Mark Walsh is a man in a hurry as he sips a can of water in the post-race press conference. He knew earlier than the trainer that this might just be their day.
“I noticed early on Paul on the favourite wasn’t happy, his body language said he just wasn’t happy with how Galopin was jumping and I thought if I got a clear round I might just have a little squeak.
“I didn’t want to take him on too early because we all know how he stays up the hill but my lad just carried me there.
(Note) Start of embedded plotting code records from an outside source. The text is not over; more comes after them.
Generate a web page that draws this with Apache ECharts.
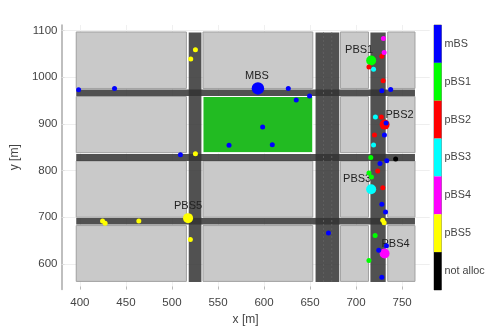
<!DOCTYPE html>
<html>
<head>
<meta charset="utf-8">
<style>
  html, body { margin: 0; padding: 0; background: #fff; }
  #chart { width: 496px; height: 326px; }
</style>
<script src="https://cdn.jsdelivr.net/npm/echarts@6/dist/echarts.min.js"></script>
</head>
<body>
<div id="chart"></div>
<script>
// tick labels
const xTicks = [400, 450, 500, 550, 600, 650, 700, 750];
const yTicks = [600, 700, 800, 900, 1000, 1100];

// street map, in metres
const blockCols = [[396, 515.7], [533.7, 653], [683, 713.5], [734.4, 764]];
const blockRows = [[1097, 976], [958.7, 838.3], [820.4, 700], [682, 562.4]];
const parkBlock = [533.7, 653, 958.7, 838.3];
const roadsV = [[518.2, 532, 561, 1096], [656, 681.7, 561, 1096], [715.6, 732.2, 561, 1096]];
const roadsH = [[396, 764, 960, 973.8], [396, 764, 820.4, 835.5], [396, 764, 684.3, 698.5]];
const medianX = [664.6, 673.6];

// base stations
const stationNames = ['MBS', 'PBS1', 'PBS2', 'PBS3', 'PBS4', 'PBS5'];
const stationX = [593.4, 716.4, 731, 716.4, 731, 517.5];
const stationY = [976, 1036, 898.5, 760, 622, 698];

// users per serving cell
const mbsUsers = [[398.6, 973], [437.6, 976], [509.2, 834], [562, 854], [626.4, 976], [649.5, 960], [635, 951],
  [598.5, 893.5], [609, 855.5], [728, 971], [737.6, 974], [732.6, 902], [730.8, 876], [733.3, 821], [726, 815],
  [728, 728], [732, 711], [670, 666], [733, 639], [724.6, 629], [728, 571]];
const pbs1Users = [[716, 828], [714, 795], [716.7, 786], [720.7, 661], [714, 607]];
const pbs2Users = [[728, 1045], [714, 1022], [729.4, 992.5], [727.5, 915], [720, 876], [723.5, 799], [729, 763]];
const pbs3Users = [[719, 1017], [721, 915], [719, 855]];
const pbs4Users = [[729.7, 1083], [730.5, 1053]];
const pbs5Users = [[525.5, 1059], [520.4, 1039], [525.5, 836], [424.6, 692], [427.4, 687], [464, 692], [520, 652],
  [729, 693.5], [730.5, 688]];
const notAllocUsers = [[743, 825]];

// colour bar
const cellNames = ['mBS', 'pBS1', 'pBS2', 'pBS3', 'pBS4', 'pBS5', 'not alloc'];
const cellColors = ['#0000ff', '#00ff00', '#ff0000', '#00ffff', '#ff00ff', '#ffff00', '#000000'];

const chart = echarts.init(document.getElementById('chart'), null, { renderer: 'canvas' });

const blocks = [];
blockCols.forEach(c => blockRows.forEach(r => {
  if (c[0] === parkBlock[0] && r[0] === parkBlock[2]) return;
  blocks.push([c[0], c[1], r[0], r[1]]);
}));

// rectangle drawn through the axis scales
const rectItem = (style) => (params, api) => {
  const p0 = api.coord([api.value(0), api.value(2)]);
  const p1 = api.coord([api.value(1), api.value(3)]);
  return {
    type: 'rect',
    shape: { x: Math.min(p0[0], p1[0]), y: Math.min(p0[1], p1[1]),
      width: Math.abs(p1[0] - p0[0]), height: Math.abs(p1[1] - p0[1]) },
    style: style
  };
};

const rectSeries = (data, style, z) => ({
  type: 'custom', xAxisIndex: 0, yAxisIndex: 0, z: z, silent: true,
  renderItem: rectItem(style), data: data, clip: false,
  encode: { x: [0, 1], y: [2, 3] }
});

// label shift of each station name, px
const labelShift = [[-1, -12], [-12, -10], [15, -10], [-14, -10], [11, -10], [0, -12]];

const stationData = stationNames.map((n, i) => ({
  value: [stationX[i], stationY[i]],
  symbolSize: i === 0 ? 12.5 : 10,
  itemStyle: { color: cellColors[i] },
  label: { show: true, formatter: n, position: 'inside', offset: labelShift[i],
    color: '#222', fontSize: 11, fontFamily: 'Liberation Sans' }
}));

const userGroups = [mbsUsers, pbs1Users, pbs2Users, pbs3Users, pbs4Users, pbs5Users, notAllocUsers];

const option = {
  animation: false,
  backgroundColor: '#fff',
  grid: [
    { left: 61.5, top: 25, width: 368.2, height: 264.5, outerBoundsMode: 'none' },
    { left: 434, top: 25, width: 7.5, height: 265, show: true, borderColor: '#8c8c8c', borderWidth: 1,
      backgroundColor: 'transparent', outerBoundsMode: 'none' }
  ],
  xAxis: [
    {
      type: 'value', gridIndex: 0, min: 380, max: 780,
      name: 'x [m]', nameLocation: 'middle', nameGap: 22,
      nameTextStyle: { color: '#444', fontSize: 12, fontFamily: 'Liberation Sans' },
      axisLine: { show: false },
      axisTick: { show: true, inside: true, length: 3, lineStyle: { color: '#bbb' }, customValues: xTicks },
      axisLabel: { color: '#444', fontSize: 11.5, fontFamily: 'Liberation Sans', margin: 7, customValues: xTicks,
        formatter: v => String(v) },
      splitLine: { show: true, lineStyle: { color: '#f0f0f0', width: 1 } }
    },
    { type: 'value', gridIndex: 1, min: 0, max: 1, show: false }
  ],
  yAxis: [
    {
      type: 'value', gridIndex: 0, min: 545, max: 1112,
      name: 'y [m]', nameLocation: 'middle', nameGap: 33,
      nameTextStyle: { color: '#444', fontSize: 12, fontFamily: 'Liberation Sans' },
      axisLine: { show: true, lineStyle: { color: '#aaa', width: 1.5 } },
      axisTick: { show: true, inside: true, length: 3, lineStyle: { color: '#ddd' }, customValues: yTicks },
      axisLabel: { color: '#444', fontSize: 11.5, fontFamily: 'Liberation Sans', margin: 4, customValues: yTicks,
        formatter: v => String(v) },
      splitLine: { show: true, lineStyle: { color: '#eee', width: 1 } }
    },
    {
      type: 'category', gridIndex: 1, inverse: true, data: cellNames, position: 'right',
      axisLine: { show: false },
      axisTick: { show: false },
      axisLabel: { color: '#444', fontSize: 10.8, fontFamily: 'Liberation Sans', margin: 3, interval: 0 }
    }
  ],
  series: [
    rectSeries(blocks, { fill: '#c9c9c9', stroke: '#a0a0a0', lineWidth: 1 }, 2),
    rectSeries([parkBlock], { fill: '#22bb22', stroke: '#ffffff', lineWidth: 1 }, 2),
    rectSeries(roadsV, { fill: 'rgba(50,50,50,0.85)' }, 3),
    rectSeries(roadsH, { fill: 'rgba(50,50,50,0.85)' }, 3),
    {
      type: 'custom', xAxisIndex: 0, yAxisIndex: 0, z: 4, silent: true, clip: false,
      data: medianX.map(x => [x, roadsV[1][2], roadsV[1][3]]),
      encode: { x: 0, y: [1, 2] },
      renderItem: (params, api) => {
        const a = api.coord([api.value(0), api.value(1)]);
        const b = api.coord([api.value(0), api.value(2)]);
        return { type: 'line', shape: { x1: a[0], y1: a[1], x2: b[0], y2: b[1] },
          style: { stroke: '#5f5f5f', lineWidth: 1, lineDash: [2, 2] } };
      }
    },
    { type: 'scatter', xAxisIndex: 0, yAxisIndex: 0, z: 5, data: stationData, itemStyle: { opacity: 1 } }
  ].concat(userGroups.map((pts, i) => ({
    type: 'scatter', xAxisIndex: 0, yAxisIndex: 0, z: 6, data: pts, symbolSize: 5,
    itemStyle: { color: cellColors[i], opacity: 1 }
  }))).concat([{
    type: 'bar', xAxisIndex: 1, yAxisIndex: 1, barWidth: '100%', silent: true,
    data: cellNames.map((n, i) => ({ value: 1, itemStyle: { color: cellColors[i] } }))
  }])
};

chart.setOption(option);
</script>
</body>
</html>
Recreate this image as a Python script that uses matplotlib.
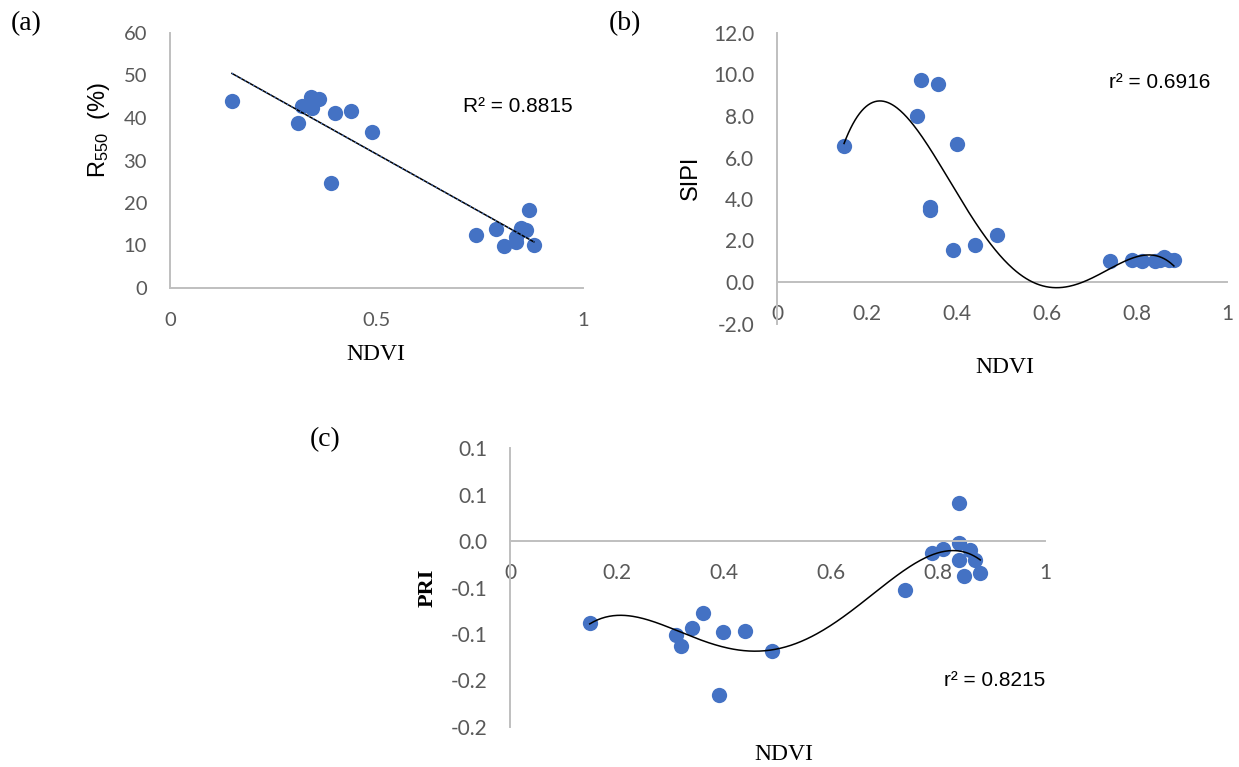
import numpy as np
import matplotlib
matplotlib.use("Agg")
import matplotlib.pyplot as plt
from matplotlib.ticker import FixedLocator, FixedFormatter, FormatStrFormatter

FIG_W, FIG_H = 1239, 767

# (a) R550 vs NDVI
ndvi_a = [0.150, 0.309, 0.319, 0.341, 0.343, 0.361, 0.389, 0.399, 0.439, 0.489,
          0.740, 0.790, 0.809, 0.838, 0.838, 0.850, 0.862, 0.869, 0.881]
r550 = [43.9, 38.8, 42.8, 45.0, 42.3, 44.4, 24.6, 41.1, 41.7, 36.8,
        12.4, 13.8, 9.8, 10.8, 12.0, 14.2, 13.6, 18.3, 10.2]

# (b) SIPI vs NDVI
ndvi_b = [0.149, 0.310, 0.320, 0.357, 0.339, 0.339, 0.390, 0.400, 0.439, 0.489,
          0.739, 0.789, 0.810, 0.839, 0.851, 0.860, 0.871, 0.882]
sipi = [6.57, 8.0, 9.75, 9.55, 3.62, 3.46, 1.53, 6.65, 1.77, 2.25,
        1.01, 1.05, 1.01, 1.00, 1.05, 1.20, 1.05, 1.05]

# (c) PRI vs NDVI
ndvi_c = [0.149, 0.310, 0.320, 0.340, 0.360, 0.390, 0.399, 0.439, 0.489, 0.739,
          0.788, 0.809, 0.839, 0.839, 0.839, 0.860, 0.849, 0.870, 0.879]
pri = [-0.0877, -0.1009, -0.1124, -0.0938, -0.0777, -0.1654, -0.0981, -0.0963, -0.1181, -0.0526,
       -0.0132, -0.0086, 0.0412, -0.0018, -0.0204, -0.0097, -0.0376, -0.0204, -0.0340]
pri_ticks = [0.1, 0.05, 0.0, -0.05, -0.1, -0.15, -0.2]
pri_tick_labels = ["0.1", "0.1", "0.0", "-0.1", "-0.1", "-0.2", "-0.2"]

BLUE = "#4472C4"
GRID = "#BFBFBF"
TICK = "#595959"
SERIF = "Liberation Serif"
SANS = "Liberation Sans"
TICKFONT = "Lato"

plt.rcParams["mathtext.fontset"] = "custom"
plt.rcParams["mathtext.rm"] = SANS
plt.rcParams["mathtext.it"] = SANS


def box(left, top, right, bottom):
    return [left / FIG_W, 1 - bottom / FIG_H, (right - left) / FIG_W, (bottom - top) / FIG_H]


def style_axes(ax, size, xpad, ypad):
    for side in ("top", "right"):
        ax.spines[side].set_visible(False)
    for side in ("left", "bottom"):
        ax.spines[side].set_color(GRID)
        ax.spines[side].set_linewidth(1.4)
    ax.tick_params(axis="both", length=0, labelcolor=TICK, labelsize=size)
    ax.tick_params(axis="x", pad=xpad)
    ax.tick_params(axis="y", pad=ypad)
    for lab in ax.get_xticklabels() + ax.get_yticklabels():
        lab.set_fontfamily(TICKFONT)


def trend(ax, x, y, deg, dotted=False):
    coef = np.polyfit(x, y, deg)
    xs = np.linspace(min(x), max(x), 300)
    ax.plot(xs, np.polyval(coef, xs), color="black", lw=1.1, zorder=3)
    if dotted:
        ax.plot(xs, np.polyval(coef, xs), color=BLUE, lw=1.0, ls=(0, (1, 2.5)), zorder=4)


def put(x, y, s, **kw):
    fig.text(x / FIG_W, 1 - y / FIG_H, s, **kw)


fig = plt.figure(figsize=(FIG_W / 100, FIG_H / 100), dpi=100)

# ---- (a)
ax_a = fig.add_axes(box(170, 33, 583, 288))
ax_a.plot(ndvi_a, r550, "o", color=BLUE, ms=11, mec="none", zorder=2)
trend(ax_a, ndvi_a, r550, 1, dotted=True)
ax_a.set_xlim(0, 1)
ax_a.set_ylim(0, 60)
ax_a.set_xticks([0, 0.5, 1])
ax_a.set_xticklabels(["0", "0.5", "1"])
ax_a.set_yticks(range(0, 61, 10))
style_axes(ax_a, 14.5, 17, 16.5)
put(463, 106, "R² = 0.8815", fontsize=15, family=SANS, va="center", ha="left")
put(376, 355, "NDVI", fontsize=17, family=SERIF, ha="center", va="center")
put(99, 130, r"R$_{550}$  (%)", fontsize=17, family=SANS, rotation=90, ha="center", va="center")
put(11, 24, "(a)", fontsize=20, family=SERIF, ha="left", va="center")

# ---- (b)
ax_b = fig.add_axes(box(777, 33, 1227, 323.5))
ax_b.plot(ndvi_b, sipi, "o", color=BLUE, ms=11, mec="none", zorder=2)
trend(ax_b, ndvi_b, sipi, 4)
ax_b.set_xlim(0, 1)
ax_b.set_ylim(-2, 12)
ax_b.spines["bottom"].set_position(("data", 0))
ax_b.set_xticks([0, 0.2, 0.4, 0.6, 0.8, 1])
ax_b.set_xticklabels(["0", "0.2", "0.4", "0.6", "0.8", "1"])
ax_b.set_yticks(np.arange(-2, 12.1, 2))
ax_b.yaxis.set_major_formatter(FormatStrFormatter("%.1f"))
style_axes(ax_b, 15, 16, 16.5)
put(1109, 83, "r² = 0.6916", fontsize=15, family=SANS, va="center", ha="left")
put(1005, 368, "NDVI", fontsize=17, family=SERIF, ha="center", va="center")
put(691, 178, "SIPI", fontsize=17, family=SANS, rotation=90, ha="center", va="center")
put(609, 24, "(b)", fontsize=20, family=SERIF, ha="left", va="center")

# ---- (c)
ax_c = fig.add_axes(box(510, 448, 1045, 727))
ax_c.plot(ndvi_c, pri, "o", color=BLUE, ms=11, mec="none", zorder=2)
trend(ax_c, ndvi_c, pri, 4)
ax_c.set_xlim(0, 1)
ax_c.set_ylim(-0.2, 0.1)
ax_c.spines["bottom"].set_position(("data", 0))
ax_c.set_xticks([0, 0.2, 0.4, 0.6, 0.8, 1])
ax_c.set_xticklabels(["0", "0.2", "0.4", "0.6", "0.8", "1"])
ax_c.yaxis.set_major_locator(FixedLocator(pri_ticks))
ax_c.yaxis.set_major_formatter(FixedFormatter(pri_tick_labels))
style_axes(ax_c, 15, 16, 16.5)
put(944, 680, "r² = 0.8215", fontsize=15, family=SANS, va="center", ha="left")
put(784, 755, "NDVI", fontsize=17, family=SERIF, ha="center", va="center")
put(428, 588, "PRI", fontsize=16, family=SERIF, weight="bold", rotation=90, ha="center", va="center")
put(310, 440, "(c)", fontsize=20, family=SERIF, ha="left", va="center")

fig.savefig("out.png", dpi=100, facecolor="white")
I winged the second last and went by him and kept kicking because my lad stays all day too.”
Walsh now needs to wing it himself, a car is waiting to take him to the airport, but we have to ask the National question: “I’d love him to go but the welfare of the horse comes first and that decision will be left to JP and Gavin.”
And he’s off, back to Ireland, a Gold Cup winning-rider.
Then you hear of the fatal injury sustained by Corbetts Cross in the second McManus silks after a fall at the same second last fence, and your heart sinks.
It’s obviously not an easy decision for the Martinstown team to make regarding whether to roll the dice at Aintree. The heart will be desperate to give it a go, but the head will be ruled by how Inothewayurthinkin is over the next two-and-a-half weeks.
It’s a tight turnaround this year but great racing feats are never easily won. We found that out yet again at Cheltenham on Friday, the end of a week in which Constitution Hill, Jonbon and Galopin Des Champs were all beaten.